■ EXERCISE DESCRIPTION:
Copy out exactly the lines from the first line of the material below through the line containing "plt.rcParams['axes.unicode_minus'] = False", and nothing beyond them.

■ SUPPLIED INFORMATION:
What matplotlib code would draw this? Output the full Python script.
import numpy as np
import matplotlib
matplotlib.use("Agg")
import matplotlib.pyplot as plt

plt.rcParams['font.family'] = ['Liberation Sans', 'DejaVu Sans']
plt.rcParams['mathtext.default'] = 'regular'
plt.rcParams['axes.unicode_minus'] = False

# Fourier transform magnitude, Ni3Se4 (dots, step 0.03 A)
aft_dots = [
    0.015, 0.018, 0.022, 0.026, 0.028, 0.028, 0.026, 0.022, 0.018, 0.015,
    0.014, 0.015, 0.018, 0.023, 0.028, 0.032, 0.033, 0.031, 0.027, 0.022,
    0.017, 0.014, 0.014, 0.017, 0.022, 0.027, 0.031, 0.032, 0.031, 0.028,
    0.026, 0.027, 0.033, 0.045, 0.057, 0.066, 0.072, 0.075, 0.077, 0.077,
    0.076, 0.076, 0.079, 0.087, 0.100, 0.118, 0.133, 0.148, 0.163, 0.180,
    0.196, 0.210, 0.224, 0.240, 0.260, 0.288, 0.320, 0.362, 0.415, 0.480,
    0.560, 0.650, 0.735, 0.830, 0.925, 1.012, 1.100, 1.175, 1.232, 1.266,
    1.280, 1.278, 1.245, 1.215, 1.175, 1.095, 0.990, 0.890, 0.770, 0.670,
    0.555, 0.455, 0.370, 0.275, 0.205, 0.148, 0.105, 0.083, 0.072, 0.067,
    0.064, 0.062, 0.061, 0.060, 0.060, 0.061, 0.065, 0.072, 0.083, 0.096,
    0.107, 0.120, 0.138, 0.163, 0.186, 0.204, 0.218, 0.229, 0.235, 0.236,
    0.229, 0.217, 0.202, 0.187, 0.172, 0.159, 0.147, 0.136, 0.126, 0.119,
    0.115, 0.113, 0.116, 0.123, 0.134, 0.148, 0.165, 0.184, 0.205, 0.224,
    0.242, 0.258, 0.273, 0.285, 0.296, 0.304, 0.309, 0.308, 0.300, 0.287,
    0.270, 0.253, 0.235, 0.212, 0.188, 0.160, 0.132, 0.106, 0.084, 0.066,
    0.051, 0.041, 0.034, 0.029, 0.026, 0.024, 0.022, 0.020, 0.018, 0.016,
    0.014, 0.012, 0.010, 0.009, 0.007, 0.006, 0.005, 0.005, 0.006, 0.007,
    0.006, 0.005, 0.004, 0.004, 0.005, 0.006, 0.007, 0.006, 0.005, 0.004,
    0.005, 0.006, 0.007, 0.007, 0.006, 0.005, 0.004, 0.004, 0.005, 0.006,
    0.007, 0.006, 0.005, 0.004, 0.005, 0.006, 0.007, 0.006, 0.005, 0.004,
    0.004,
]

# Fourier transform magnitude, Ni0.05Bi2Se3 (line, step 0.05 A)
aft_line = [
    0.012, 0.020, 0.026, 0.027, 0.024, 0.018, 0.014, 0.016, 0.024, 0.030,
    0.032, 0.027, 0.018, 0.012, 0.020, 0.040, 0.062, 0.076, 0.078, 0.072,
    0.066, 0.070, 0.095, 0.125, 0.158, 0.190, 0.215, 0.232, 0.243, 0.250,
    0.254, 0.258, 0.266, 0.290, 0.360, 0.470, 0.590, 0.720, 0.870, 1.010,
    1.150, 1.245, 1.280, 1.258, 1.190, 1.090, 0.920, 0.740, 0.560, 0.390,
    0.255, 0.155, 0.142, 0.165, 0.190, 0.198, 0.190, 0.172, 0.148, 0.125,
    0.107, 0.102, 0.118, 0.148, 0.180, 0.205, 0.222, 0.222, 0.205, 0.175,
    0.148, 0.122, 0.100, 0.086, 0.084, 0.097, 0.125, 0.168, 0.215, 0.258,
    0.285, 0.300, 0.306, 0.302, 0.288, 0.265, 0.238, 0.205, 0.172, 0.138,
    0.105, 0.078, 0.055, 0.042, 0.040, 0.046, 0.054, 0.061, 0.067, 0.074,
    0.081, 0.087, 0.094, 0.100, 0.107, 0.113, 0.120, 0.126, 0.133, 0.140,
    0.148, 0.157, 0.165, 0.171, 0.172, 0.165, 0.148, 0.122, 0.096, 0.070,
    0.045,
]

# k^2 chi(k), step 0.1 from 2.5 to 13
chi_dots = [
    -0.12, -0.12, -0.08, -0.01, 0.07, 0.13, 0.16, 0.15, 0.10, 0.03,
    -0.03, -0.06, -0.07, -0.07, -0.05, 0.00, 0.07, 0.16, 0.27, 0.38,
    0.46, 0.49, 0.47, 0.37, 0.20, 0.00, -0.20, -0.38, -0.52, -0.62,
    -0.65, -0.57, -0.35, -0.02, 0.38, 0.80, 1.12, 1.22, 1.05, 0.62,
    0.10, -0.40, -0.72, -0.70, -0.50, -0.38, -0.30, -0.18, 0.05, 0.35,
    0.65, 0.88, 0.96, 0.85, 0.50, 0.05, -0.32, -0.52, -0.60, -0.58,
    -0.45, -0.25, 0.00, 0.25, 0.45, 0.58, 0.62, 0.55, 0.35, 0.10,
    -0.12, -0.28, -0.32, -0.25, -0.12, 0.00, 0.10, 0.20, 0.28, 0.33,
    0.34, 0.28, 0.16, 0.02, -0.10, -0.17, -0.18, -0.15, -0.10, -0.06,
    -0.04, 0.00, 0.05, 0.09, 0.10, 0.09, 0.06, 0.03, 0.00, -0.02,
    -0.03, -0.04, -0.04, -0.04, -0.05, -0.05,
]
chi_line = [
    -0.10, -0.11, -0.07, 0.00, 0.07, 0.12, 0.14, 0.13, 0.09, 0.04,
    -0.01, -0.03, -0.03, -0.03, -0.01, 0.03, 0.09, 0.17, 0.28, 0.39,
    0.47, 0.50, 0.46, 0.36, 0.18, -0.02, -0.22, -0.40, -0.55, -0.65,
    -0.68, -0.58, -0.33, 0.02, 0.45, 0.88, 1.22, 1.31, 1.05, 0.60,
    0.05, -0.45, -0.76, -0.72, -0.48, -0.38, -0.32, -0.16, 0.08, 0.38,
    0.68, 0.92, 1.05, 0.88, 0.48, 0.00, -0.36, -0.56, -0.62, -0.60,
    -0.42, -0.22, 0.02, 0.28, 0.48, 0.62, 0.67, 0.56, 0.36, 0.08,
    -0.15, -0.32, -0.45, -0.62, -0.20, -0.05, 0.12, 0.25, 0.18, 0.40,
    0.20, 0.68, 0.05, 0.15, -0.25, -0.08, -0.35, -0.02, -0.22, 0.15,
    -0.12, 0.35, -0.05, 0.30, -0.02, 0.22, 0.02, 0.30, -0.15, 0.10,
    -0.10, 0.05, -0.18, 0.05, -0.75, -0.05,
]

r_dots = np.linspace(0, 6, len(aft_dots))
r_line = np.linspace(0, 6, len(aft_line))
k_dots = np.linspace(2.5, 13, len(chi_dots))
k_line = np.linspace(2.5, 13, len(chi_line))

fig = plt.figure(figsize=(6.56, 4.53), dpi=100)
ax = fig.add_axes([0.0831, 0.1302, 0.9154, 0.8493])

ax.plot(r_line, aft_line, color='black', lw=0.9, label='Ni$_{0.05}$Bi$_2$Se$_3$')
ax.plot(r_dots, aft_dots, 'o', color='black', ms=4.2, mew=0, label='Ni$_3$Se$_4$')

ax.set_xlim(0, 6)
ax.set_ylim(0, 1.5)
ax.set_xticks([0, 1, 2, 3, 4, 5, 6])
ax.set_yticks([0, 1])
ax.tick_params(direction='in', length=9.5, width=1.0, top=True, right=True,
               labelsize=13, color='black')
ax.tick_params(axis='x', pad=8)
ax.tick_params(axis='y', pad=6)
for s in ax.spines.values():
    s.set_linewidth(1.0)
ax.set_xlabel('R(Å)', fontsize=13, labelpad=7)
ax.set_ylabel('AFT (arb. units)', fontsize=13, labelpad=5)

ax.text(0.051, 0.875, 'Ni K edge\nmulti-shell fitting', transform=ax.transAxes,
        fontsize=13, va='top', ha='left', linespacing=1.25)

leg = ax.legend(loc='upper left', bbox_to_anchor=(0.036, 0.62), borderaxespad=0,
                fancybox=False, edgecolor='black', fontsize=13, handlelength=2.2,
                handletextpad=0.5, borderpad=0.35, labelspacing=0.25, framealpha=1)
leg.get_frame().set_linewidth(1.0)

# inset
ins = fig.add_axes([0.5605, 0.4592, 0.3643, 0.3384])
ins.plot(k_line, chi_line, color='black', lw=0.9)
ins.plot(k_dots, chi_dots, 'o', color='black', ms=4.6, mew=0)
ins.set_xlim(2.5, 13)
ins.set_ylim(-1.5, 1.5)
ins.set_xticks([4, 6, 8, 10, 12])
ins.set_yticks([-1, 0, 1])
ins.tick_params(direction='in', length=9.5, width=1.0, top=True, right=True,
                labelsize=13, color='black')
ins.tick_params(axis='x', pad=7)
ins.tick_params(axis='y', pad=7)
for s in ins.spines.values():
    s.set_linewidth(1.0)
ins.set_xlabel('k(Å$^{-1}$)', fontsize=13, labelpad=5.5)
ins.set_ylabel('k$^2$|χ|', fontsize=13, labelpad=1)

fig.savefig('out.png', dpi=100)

■ EXPECTED ANSWER:
What matplotlib code would draw this? Output the full Python script.
import numpy as np
import matplotlib
matplotlib.use("Agg")
import matplotlib.pyplot as plt

plt.rcParams['font.family'] = ['Liberation Sans', 'DejaVu Sans']
plt.rcParams['mathtext.default'] = 'regular'
plt.rcParams['axes.unicode_minus'] = False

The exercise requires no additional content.